Delivery of the Erica ERC information system finalised
Version 2.1 of our most essential tool, the Erica ERC information system, was launched on 20 September 2022. At the same time, the hardware used by the system was upgraded. In other words, the Erica project has finally reached the point where the features that were originally requested have now been delivered. Naturally, work on the system continues as new development needs are constantly coming to light, but the foundation for the system is now ready and in use.
In 2023, our plan is to implement the ERC Agency's operational picture system, which will allow us to monitor and describe the situation and functionality of the ERC system in real time. In order to promote preparedness, we have launched the development of an emergency message system, whose main goal is to remove emergency call traffic from the Security network (TUVE). This improves preparedness by ensuring that disruptions in the TUVE network do not affect emergency call traffic. We are also making progress with the automation of alarm system testing, with the goal of ensuring that customers can perform the tests when they want directly in the network and no longer need to contact an alarm system tester.
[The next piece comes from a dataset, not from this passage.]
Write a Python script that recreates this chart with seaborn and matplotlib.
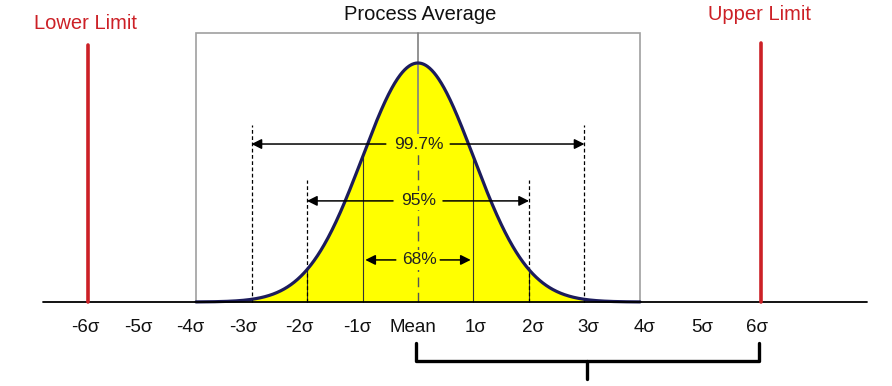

Organisational changes through a reform of the management system
The reform of the management system is one of this year's priorities. The aim of the reform is to help us achieve our strategic goals of developing our personnel's competence and work community, improving cooperation with our stakeholder network and to adopting new technologies efficiently while also preparing for disruptions. The aims of the management system reform include reforming operating methods to support the Agency's strategic priorities, increasing personnel engagement, improving the planning of preparedness work, ensuring sufficient coordination of plans so that access to human resources, funding and legal expertise are secured and assessed with sufficient accuracy, strengthening the role of emergency response centres and preparing for budget cuts going forward. The reform does not mean changes to our offices, but it does mean that there will be changes in the structure of the organisation and thus in the way we operate.
The importance of cooperation is emphasised
A bill on emergency response centre operations is currently being discussed in Parliament. Once the law enters into force, the importance of cooperation will be emphasised further. The number of data controllers will grow to 50 from the current two. It is vitally important that we establish good working relationships with the new wellbeing services counties. This will be one of the year’s major challenges, as wellbeing services counties also begin their operations at the start of the year.
We have cooperated effectively with different sectors for over 20 years, and I believe that this will not change as the wellbeing services counties take over the role of parent organisation and that we will be able to work together to provide high-quality, reliable and equal ERC services.